_Data shown_
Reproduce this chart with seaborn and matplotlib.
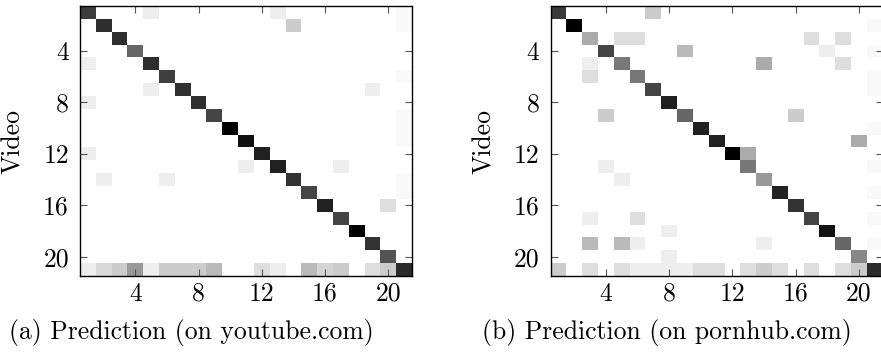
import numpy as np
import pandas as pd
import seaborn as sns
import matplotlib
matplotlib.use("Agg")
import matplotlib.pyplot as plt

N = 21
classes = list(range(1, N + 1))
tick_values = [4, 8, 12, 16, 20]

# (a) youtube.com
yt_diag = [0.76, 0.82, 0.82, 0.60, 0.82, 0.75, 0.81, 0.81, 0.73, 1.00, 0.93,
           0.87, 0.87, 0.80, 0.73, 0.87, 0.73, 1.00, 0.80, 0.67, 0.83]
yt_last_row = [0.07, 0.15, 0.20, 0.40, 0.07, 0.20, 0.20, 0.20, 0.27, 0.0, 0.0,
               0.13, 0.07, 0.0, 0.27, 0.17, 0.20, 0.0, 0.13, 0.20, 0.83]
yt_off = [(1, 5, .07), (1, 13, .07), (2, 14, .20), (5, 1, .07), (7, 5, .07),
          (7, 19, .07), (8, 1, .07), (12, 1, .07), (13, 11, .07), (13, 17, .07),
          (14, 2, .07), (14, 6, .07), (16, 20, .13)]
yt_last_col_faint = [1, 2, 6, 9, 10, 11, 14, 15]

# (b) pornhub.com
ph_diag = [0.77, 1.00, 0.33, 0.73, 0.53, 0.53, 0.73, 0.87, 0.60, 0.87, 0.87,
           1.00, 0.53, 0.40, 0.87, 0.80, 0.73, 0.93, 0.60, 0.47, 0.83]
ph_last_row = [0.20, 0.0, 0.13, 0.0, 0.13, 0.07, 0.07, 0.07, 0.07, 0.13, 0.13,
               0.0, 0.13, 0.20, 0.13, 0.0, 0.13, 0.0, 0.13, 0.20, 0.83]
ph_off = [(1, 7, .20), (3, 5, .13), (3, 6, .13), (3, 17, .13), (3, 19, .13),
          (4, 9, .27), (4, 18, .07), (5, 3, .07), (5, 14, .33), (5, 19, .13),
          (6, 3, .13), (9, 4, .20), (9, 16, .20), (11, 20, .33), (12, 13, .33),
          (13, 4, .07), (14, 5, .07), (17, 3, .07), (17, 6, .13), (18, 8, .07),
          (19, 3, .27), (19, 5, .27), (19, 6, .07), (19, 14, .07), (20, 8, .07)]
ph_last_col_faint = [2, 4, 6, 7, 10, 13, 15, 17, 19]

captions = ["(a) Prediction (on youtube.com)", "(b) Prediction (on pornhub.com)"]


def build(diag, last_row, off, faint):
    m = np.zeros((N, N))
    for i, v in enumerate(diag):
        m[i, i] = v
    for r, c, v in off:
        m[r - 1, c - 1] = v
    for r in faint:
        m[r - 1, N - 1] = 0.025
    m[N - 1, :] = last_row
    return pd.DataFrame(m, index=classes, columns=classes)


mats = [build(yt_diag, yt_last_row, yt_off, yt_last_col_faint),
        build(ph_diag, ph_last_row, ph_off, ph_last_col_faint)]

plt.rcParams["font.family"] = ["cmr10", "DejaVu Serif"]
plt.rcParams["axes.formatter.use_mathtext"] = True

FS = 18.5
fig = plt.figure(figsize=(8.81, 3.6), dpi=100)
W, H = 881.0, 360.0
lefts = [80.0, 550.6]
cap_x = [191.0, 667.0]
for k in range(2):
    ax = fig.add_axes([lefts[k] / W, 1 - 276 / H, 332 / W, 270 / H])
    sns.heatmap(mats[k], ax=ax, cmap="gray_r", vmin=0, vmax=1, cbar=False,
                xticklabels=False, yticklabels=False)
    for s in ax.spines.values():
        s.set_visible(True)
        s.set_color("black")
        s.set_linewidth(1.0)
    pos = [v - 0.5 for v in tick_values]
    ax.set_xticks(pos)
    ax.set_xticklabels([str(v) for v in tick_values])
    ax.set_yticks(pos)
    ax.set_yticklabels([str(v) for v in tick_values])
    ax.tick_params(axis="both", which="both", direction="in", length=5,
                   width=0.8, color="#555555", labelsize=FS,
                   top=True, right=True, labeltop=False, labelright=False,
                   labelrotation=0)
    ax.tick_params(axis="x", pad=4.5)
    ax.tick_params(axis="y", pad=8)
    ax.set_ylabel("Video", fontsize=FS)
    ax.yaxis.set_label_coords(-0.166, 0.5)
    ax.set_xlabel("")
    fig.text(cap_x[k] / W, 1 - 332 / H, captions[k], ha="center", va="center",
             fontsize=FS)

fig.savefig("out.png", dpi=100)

_What this task involves_
Write the full listing out again with every line unchanged, but include no pictures.

_The solution_
Reproduce this chart with seaborn and matplotlib.
import numpy as np
import pandas as pd
import seaborn as sns
import matplotlib
matplotlib.use("Agg")
import matplotlib.pyplot as plt

N = 21
classes = list(range(1, N + 1))
tick_values = [4, 8, 12, 16, 20]

# (a) youtube.com
yt_diag = [0.76, 0.82, 0.82, 0.60, 0.82, 0.75, 0.81, 0.81, 0.73, 1.00, 0.93,
           0.87, 0.87, 0.80, 0.73, 0.87, 0.73, 1.00, 0.80, 0.67, 0.83]
yt_last_row = [0.07, 0.15, 0.20, 0.40, 0.07, 0.20, 0.20, 0.20, 0.27, 0.0, 0.0,
               0.13, 0.07, 0.0, 0.27, 0.17, 0.20, 0.0, 0.13, 0.20, 0.83]
yt_off = [(1, 5, .07), (1, 13, .07), (2, 14, .20), (5, 1, .07), (7, 5, .07),
          (7, 19, .07), (8, 1, .07), (12, 1, .07), (13, 11, .07), (13, 17, .07),
          (14, 2, .07), (14, 6, .07), (16, 20, .13)]
yt_last_col_faint = [1, 2, 6, 9, 10, 11, 14, 15]

# (b) pornhub.com
ph_diag = [0.77, 1.00, 0.33, 0.73, 0.53, 0.53, 0.73, 0.87, 0.60, 0.87, 0.87,
           1.00, 0.53, 0.40, 0.87, 0.80, 0.73, 0.93, 0.60, 0.47, 0.83]
ph_last_row = [0.20, 0.0, 0.13, 0.0, 0.13, 0.07, 0.07, 0.07, 0.07, 0.13, 0.13,
               0.0, 0.13, 0.20, 0.13, 0.0, 0.13, 0.0, 0.13, 0.20, 0.83]
ph_off = [(1, 7, .20), (3, 5, .13), (3, 6, .13), (3, 17, .13), (3, 19, .13),
          (4, 9, .27), (4, 18, .07), (5, 3, .07), (5, 14, .33), (5, 19, .13),
          (6, 3, .13), (9, 4, .20), (9, 16, .20), (11, 20, .33), (12, 13, .33),
          (13, 4, .07), (14, 5, .07), (17, 3, .07), (17, 6, .13), (18, 8, .07),
          (19, 3, .27), (19, 5, .27), (19, 6, .07), (19, 14, .07), (20, 8, .07)]
ph_last_col_faint = [2, 4, 6, 7, 10, 13, 15, 17, 19]

captions = ["(a) Prediction (on youtube.com)", "(b) Prediction (on pornhub.com)"]


def build(diag, last_row, off, faint):
    m = np.zeros((N, N))
    for i, v in enumerate(diag):
        m[i, i] = v
    for r, c, v in off:
        m[r - 1, c - 1] = v
    for r in faint:
        m[r - 1, N - 1] = 0.025
    m[N - 1, :] = last_row
    return pd.DataFrame(m, index=classes, columns=classes)


mats = [build(yt_diag, yt_last_row, yt_off, yt_last_col_faint),
        build(ph_diag, ph_last_row, ph_off, ph_last_col_faint)]

plt.rcParams["font.family"] = ["cmr10", "DejaVu Serif"]
plt.rcParams["axes.formatter.use_mathtext"] = True

FS = 18.5
fig = plt.figure(figsize=(8.81, 3.6), dpi=100)
W, H = 881.0, 360.0
lefts = [80.0, 550.6]
cap_x = [191.0, 667.0]
for k in range(2):
    ax = fig.add_axes([lefts[k] / W, 1 - 276 / H, 332 / W, 270 / H])
    sns.heatmap(mats[k], ax=ax, cmap="gray_r", vmin=0, vmax=1, cbar=False,
                xticklabels=False, yticklabels=False)
    for s in ax.spines.values():
        s.set_visible(True)
        s.set_color("black")
        s.set_linewidth(1.0)
    pos = [v - 0.5 for v in tick_values]
    ax.set_xticks(pos)
    ax.set_xticklabels([str(v) for v in tick_values])
    ax.set_yticks(pos)
    ax.set_yticklabels([str(v) for v in tick_values])
    ax.tick_params(axis="both", which="both", direction="in", length=5,
                   width=0.8, color="#555555", labelsize=FS,
                   top=True, right=True, labeltop=False, labelright=False,
                   labelrotation=0)
    ax.tick_params(axis="x", pad=4.5)
    ax.tick_params(axis="y", pad=8)
    ax.set_ylabel("Video", fontsize=FS)
    ax.yaxis.set_label_coords(-0.166, 0.5)
    ax.set_xlabel("")
    fig.text(cap_x[k] / W, 1 - 332 / H, captions[k], ha="center", va="center",
             fontsize=FS)

fig.savefig("out.png", dpi=100)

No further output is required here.